Gunners need to find balance in midfield
I watched Arsenal's 1-1 draw with Leicester last time out and it was completely obvious that they were missing a defensive midfielder. They looked unbalanced, with too much emphasis on attack.
They should have signed a player to solve that problem before the transfer window closed - Wenger chose not to, but he has still got to find a way to tighten things up in his midfield.
Against Leicester, too much defensive responsibility was given to Mathieu Flamini. In a midfield along with Jack Wilshere, Mesut Ozil, Aaron Ramsey and Alexis Sanchez, Flamini was getting pulled out of position all the time and Leicester created so many chances on the counter attack.
That was another warning for Wenger ahead of this weekend, because Manchester City are particularly dangerous when they break forward with pace.
So, Wenger has a big decision, because he cannot afford to play that same midfield against City. Flamini cannot be his only defensive-minded player because, if he is, Arsenal will be overwhelmed again.
One way of competing with City in that area would be to play three men in the centre of midfield, with Wilshere and Ramsey - if fit - playing alongside Flamini and told, like him, to stay deep and protect their defence.
|Savage's Arsenal team to face Man City|
Arsenal do not have a midfield enforcer, so they need to pick athletic players to do those defensive jobs.

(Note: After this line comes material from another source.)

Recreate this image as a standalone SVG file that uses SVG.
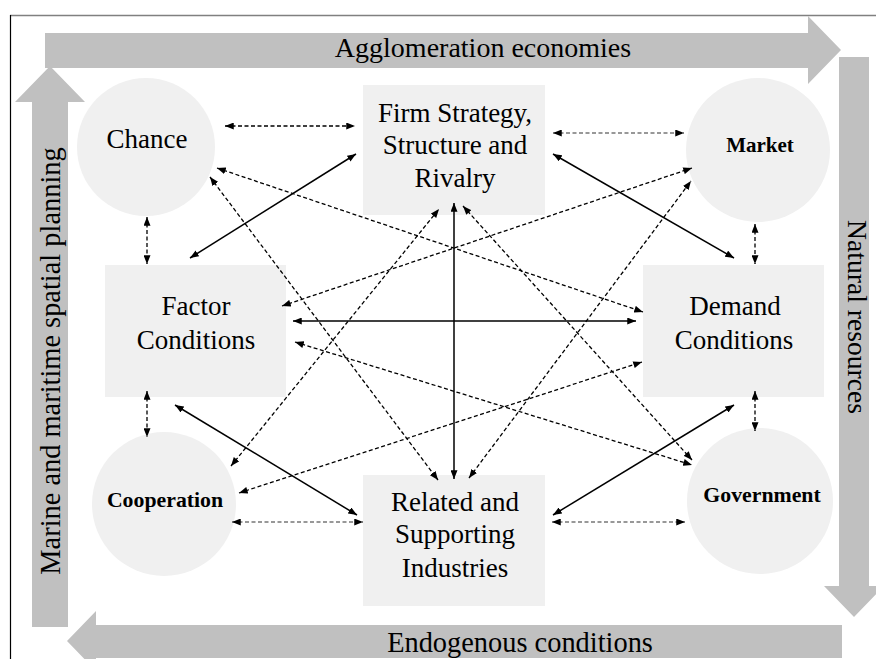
<svg xmlns="http://www.w3.org/2000/svg" width="876" height="659" viewBox="0 0 876 659">
<style>
.band{fill:#c0c0c0}
.node{fill:#f0f0f0}
.sol{stroke:#000;stroke-width:1.5;fill:none}
.dsh{stroke:#000;stroke-width:1.3;stroke-dasharray:4 2.5;fill:none}
.dshl{stroke:#333;stroke-width:1.1;stroke-dasharray:4 2.5;fill:none}
</style>
<defs>
<marker id="ah" viewBox="0 0 10 8" refX="10" refY="4" markerWidth="9" markerHeight="7" markerUnits="userSpaceOnUse" orient="auto-start-reverse">
<path d="M0,0 L10,4 L0,8 z" fill="#000"/>
</marker>
</defs>
<rect width="876" height="659" fill="#fff"/>
<line x1="10" y1="15.5" x2="876" y2="15.5" stroke="#808080" stroke-width="1.5"/>
<line x1="10.5" y1="15" x2="10.5" y2="659" stroke="#000" stroke-width="1.2"/>

<g font-family="Liberation Serif, Times New Roman, serif" fill="#000">
<g id="band-top">
<polygon class="band" points="45,33 808,33 808,16 841,50 808,84 808,68 45,68"/>
<text x="483" y="57" font-size="28" text-anchor="middle">Agglomeration economies</text>
</g>
<g id="band-left">
<polygon class="band" points="32,627 32,102 15,102 50,66 85,102 68,102 68,627"/>
<text transform="translate(60,361) rotate(-90)" font-size="28.4" text-anchor="middle">Marine and maritime spatial planning</text>
</g>
<g id="band-right">
<polygon class="band" points="839,57 869,57 869,586 884,586 854,617 824,586 839,586"/>
<text transform="translate(848,317) rotate(90)" font-size="27.6" text-anchor="middle">Natural resources</text>
</g>
<g id="band-bottom">
<polygon class="band" points="842,625 842,658 96,658 96,671 67,641 96,611 96,625"/>
<text x="520" y="652" font-size="28.4" text-anchor="middle">Endogenous conditions</text>
</g>

<g id="chance">
<circle class="node" cx="146" cy="147" r="69"/>
<text x="147" y="148" font-size="27" text-anchor="middle">Chance</text>
</g>
<g id="firm">
<rect class="node" x="363" y="85" width="182" height="130"/>
<text x="455" y="122" font-size="27" text-anchor="middle">Firm Strategy,</text>
<text x="455" y="154" font-size="27" text-anchor="middle">Structure and</text>
<text x="455" y="187" font-size="27" text-anchor="middle">Rivalry</text>
</g>
<g id="market">
<circle class="node" cx="758" cy="150" r="72"/>
<text x="760" y="152" font-size="21" font-weight="bold" text-anchor="middle">Market</text>
</g>
<g id="factor">
<rect class="node" x="105" y="265" width="181" height="132"/>
<text x="196" y="315" font-size="27" text-anchor="middle">Factor</text>
<text x="196" y="349" font-size="27" text-anchor="middle">Conditions</text>
</g>
<g id="demand">
<rect class="node" x="643" y="265" width="181" height="132"/>
<text x="735" y="315" font-size="27" text-anchor="middle">Demand</text>
<text x="734" y="349" font-size="27" text-anchor="middle">Conditions</text>
</g>
<g id="cooperation">
<circle class="node" cx="164" cy="504" r="72"/>
<text x="165" y="507" font-size="21.8" font-weight="bold" text-anchor="middle">Cooperation</text>
</g>
<g id="related">
<rect class="node" x="363" y="475" width="182" height="131"/>
<text x="455" y="511" font-size="27" text-anchor="middle">Related and</text>
<text x="455" y="543" font-size="27" text-anchor="middle">Supporting</text>
<text x="455" y="577" font-size="27" text-anchor="middle">Industries</text>
</g>
<g id="government">
<circle class="node" cx="760" cy="501" r="73"/>
<text x="762" y="502" font-size="21.8" font-weight="bold" text-anchor="middle">Government</text>
</g>
</g>

<g id="connectors">
<line class="dsh" x1="225" y1="126" x2="355" y2="126" marker-start="url(#ah)" marker-end="url(#ah)"/>
<line class="dshl" x1="553" y1="133" x2="684" y2="133" marker-start="url(#ah)" marker-end="url(#ah)"/>
<line class="dsh" x1="147" y1="217" x2="147" y2="264" marker-start="url(#ah)" marker-end="url(#ah)"/>
<line class="dsh" x1="755" y1="224" x2="755" y2="264" marker-start="url(#ah)" marker-end="url(#ah)"/>
<line class="dsh" x1="147" y1="391" x2="147" y2="437" marker-start="url(#ah)" marker-end="url(#ah)"/>
<line class="dsh" x1="755" y1="391" x2="755" y2="431" marker-start="url(#ah)" marker-end="url(#ah)"/>
<line class="dshl" x1="232" y1="522" x2="363" y2="522" marker-start="url(#ah)" marker-end="url(#ah)"/>
<line class="dshl" x1="552" y1="522" x2="685" y2="522" marker-start="url(#ah)" marker-end="url(#ah)"/>
<line class="sol" x1="190" y1="258" x2="356" y2="154" marker-start="url(#ah)" marker-end="url(#ah)"/>
<line class="sol" x1="553" y1="154" x2="734" y2="258" marker-start="url(#ah)" marker-end="url(#ah)"/>
<line class="sol" x1="293" y1="321" x2="636" y2="321" marker-start="url(#ah)" marker-end="url(#ah)"/>
<line class="sol" x1="454" y1="203" x2="454" y2="479" marker-start="url(#ah)" marker-end="url(#ah)"/>
<line class="sol" x1="175" y1="405" x2="357" y2="515" marker-start="url(#ah)" marker-end="url(#ah)"/>
<line class="sol" x1="553" y1="515" x2="734" y2="405" marker-start="url(#ah)" marker-end="url(#ah)"/>
<line class="dsh" x1="217" y1="168" x2="643" y2="312" marker-start="url(#ah)" marker-end="url(#ah)"/>
<line class="dsh" x1="210" y1="177" x2="438" y2="480" marker-start="url(#ah)" marker-end="url(#ah)"/>
<line class="dsh" x1="282" y1="306" x2="692" y2="168" marker-start="url(#ah)" marker-end="url(#ah)"/>
<line class="dsh" x1="295" y1="342" x2="692" y2="465" marker-start="url(#ah)" marker-end="url(#ah)"/>
<line class="dsh" x1="231" y1="466" x2="439" y2="209" marker-start="url(#ah)" marker-end="url(#ah)"/>
<line class="dsh" x1="239" y1="493" x2="642" y2="362" marker-start="url(#ah)" marker-end="url(#ah)"/>
<line class="dsh" x1="469" y1="478" x2="691" y2="181" marker-start="url(#ah)" marker-end="url(#ah)"/>
<line class="dsh" x1="463" y1="206" x2="692" y2="460" marker-start="url(#ah)" marker-end="url(#ah)"/>
</g>
</svg>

Yes, Mikel Arteta is a more defensively disciplined player than both Wilshere and Ramsey but he is not as mobile as either of them.
The Gunners' attacking threat can come from their fast men down the flanks - Alex Oxlade-Chamberlain on the left and Alexis Sanchez on the right.
That means no place for Ozil, but that is the sort of sacrifice Wenger will have to make. Oxlade-Chamberlain has pace and will work hard defensively too - Ozil does not really offer either.
The crucial thing to remember is that, whatever shape and team Wenger goes for, he really has to leave out one of his flair players even if he doesn't want to.
In a game like this one, the decision over who to play comes down to what they do for the team when Arsenal do not have the ball and, for me, Ozil does not do enough.